Cesare Battisti et les médias

écrivain

jeudi 13 mai 2004

Le revirement médiatique autour de l’extradition de Cesare Battisti n’est pas inintéressant. Et n’est pas sans questionner l’"indépendance" affirmée hautement par les médias. Et les techniques de manipulation de l’information.

Fred Vargas, auteur à succès de polars et chercheuse reconnue au CNRS, est une des principales coordinatrices des comités de soutien à Cesare Battisti. Elle a travaillé (le jour, la nuit) à la rédaction d’un livre urgent : « la vérité sur Cesare Battisti. » aux éditions Viviane Hamy, éditrice qui s’est également engagée dans ce combat. Livre urgent, car il est possible que Battisti quitte la France ce mois-ci, menotté, pour finir ses jours en prison en Italie.

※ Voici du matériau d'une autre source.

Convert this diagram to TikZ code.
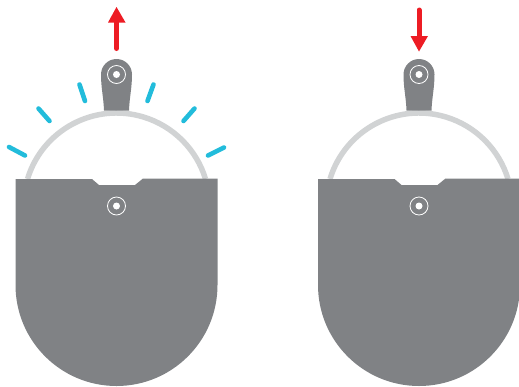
\documentclass[tikz,border=0pt]{standalone}
\usetikzlibrary{arrows.meta}
\definecolor{bodygray}{HTML}{808285}
\definecolor{trackgray}{HTML}{D1D3D4}
\definecolor{sparkblue}{HTML}{22BCDB}
\definecolor{pushred}{HTML}{ED1C24}
\begin{document}
\begin{tikzpicture}[x=1pt, y=1pt, yscale=-1,
        body/.style={fill=bodygray, draw=none},
        track/.style={draw=trackgray, line width=5.5pt},
        spark/.style={draw=sparkblue, line width=4.6pt, line cap=round},
        push/.style={fill=pushred, draw=none},
        shaft/.style={draw=pushred, line width=5pt, line cap=round},
        pinring/.style={circle, draw=white, line width=0.8pt, minimum size=18pt, inner sep=0pt},
        pindot/.style={circle, fill=white, minimum size=7pt, inner sep=0pt}]
    \useasboundingbox (0,0) rectangle (519,386);
    \foreach \dx in {0,302.5} {
        \begin{scope}[xshift=\dx pt]
            \coordinate (hinge) at (116.5,206);
            \draw[track] (hinge) ++(196.9:93pt) arc[start angle=196.9, end angle=343.1, radius=93pt];
            \fill[body] (104,110.5) .. controls (103.5,97) and (101,88) .. (101,74.5)
                arc[start angle=180, end angle=360, radius=15.5pt]
                .. controls (132,88) and (129.5,97) .. (129,110.5) -- cycle;
            \fill[body] (15.5,179) -- (92,179) -- (99,185) -- (135,185) -- (143,178.5) -- (217.5,178.5)
                -- (217.5,285) arc[start angle=0, end angle=180, radius=101pt] -- cycle;
            \node[pinring] (topring) at (116.5,74.5) {};
            \node[pindot] (topdot) at (topring) {};
            \node[pinring] (lowring) at (hinge) {};
            \node[pindot] (lowdot) at (lowring) {};
        \end{scope}
    }
    % sparks round the left track
    \foreach \ax/\ay/\bx/\by in {9/147/25/155.5, 38.5/108.5/49.5/121, 79.5/84.5/85/101,
            153.5/84.5/147.5/101, 194.5/108.5/183.5/121, 224/147.5/208/155.5}
        \draw[spark] (\ax,\ay) -- (\bx,\by);
    \coordinate (uptail) at (116.5,48.5);
    \coordinate (upneck) at (116.5,22);
    \coordinate (downtail) at (419,10);
    \coordinate (downneck) at (419,36);
    \draw[shaft] (uptail) -- (upneck);
    \fill[push] (108,22.5) -- (116.5,7) -- (125.5,22.5) -- cycle;
    \draw[shaft] (downtail) -- (downneck);
    \fill[push] (410.5,36) -- (419,51.5) -- (428,36) -- cycle;
\end{tikzpicture}
\end{document}
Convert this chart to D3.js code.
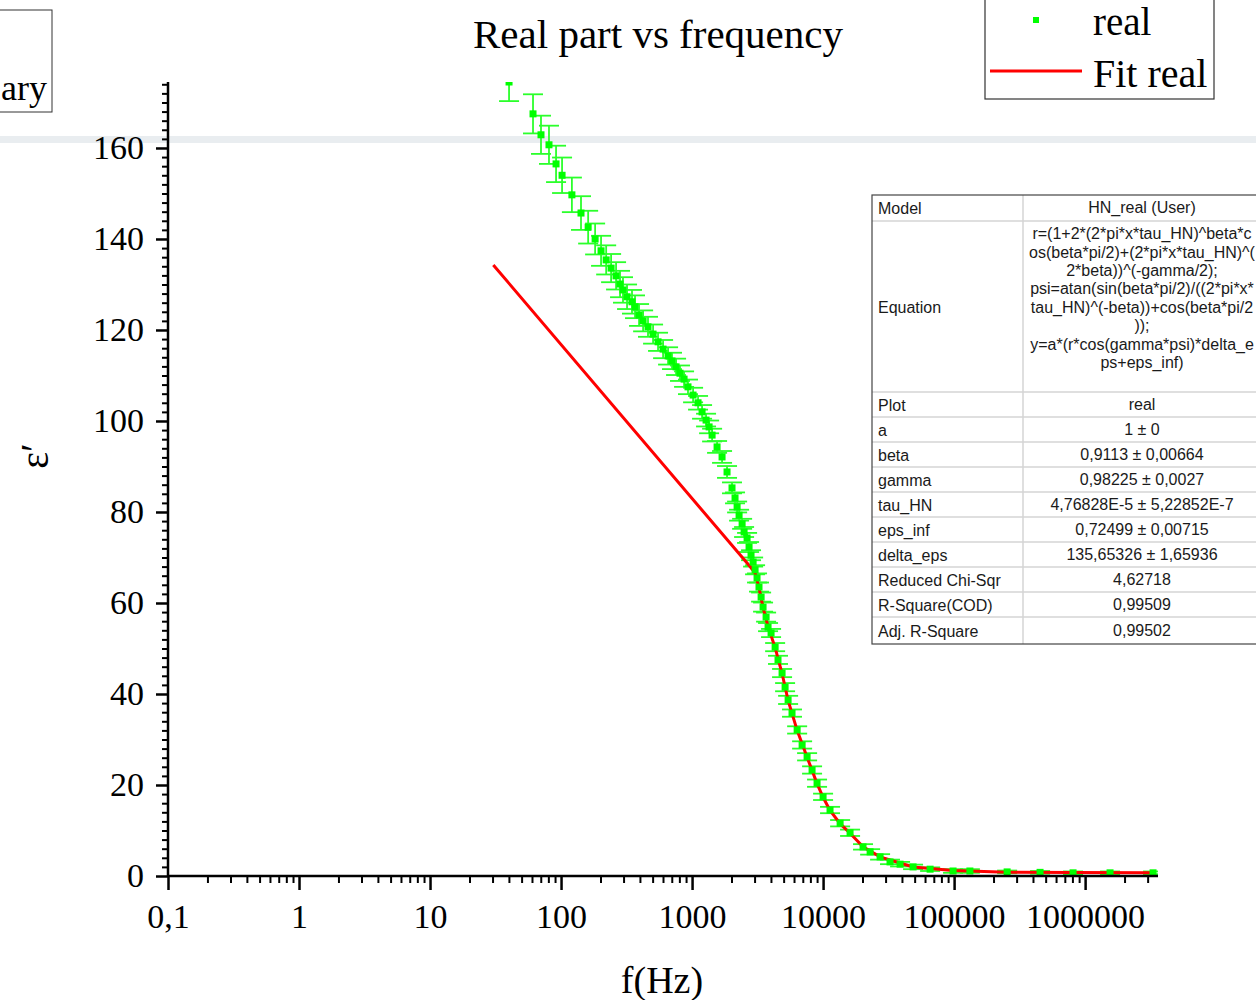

Le livre, qui sera en librairie dans quelques jours, produit de nombreux documents, officiels, incontestables, authentifiés et… effrayants.

Rappelons que Battisti, militant dans les années 70 d’un éphémère mouvement armé prolétarien pour le communisme a été arrêté en Italie, s’est évadé, a vécu pacifiquement au Mexique, est venu en France en 1991, protégé par la « Doctrine Mitterrand » confirmée par un jugement à son arrivée sur notre sol et encore par le Premier ministre Lionel Jospin : il ne sera pas extradé.

Le combat de ses amis pour s’opposer à la nouvelle menace d’extradition a été soutenu très rapidement par 20 000 signatures, par une partie de la presse française, par des élus.

Un revirement s’est manifesté ces dernières semaines, l’opinion étant troublée par une avalanche d’information fausses, tronquées, à sens unique. Ainsi, Le Monde qui soutint Battisti s’est mis (avec Le Figaro, Marianne, etc.) à ouvrir généreusement ses colonnes à ceux qui le traitent d’impitoyable assassin. Pis, le Monde s’excuse d’avoir subi « l’influence des intellectuels parisiens. »

La formidable campagne d’intox puise dans les informations de politiciens italiens soucieux de se refaire une virginité légaliste (à « droiche et à gaute »), des mouvements fascistes, des juges investis dans la répression (et cléments envers les factieux qui firent sauter des bombes dans les lieux publics).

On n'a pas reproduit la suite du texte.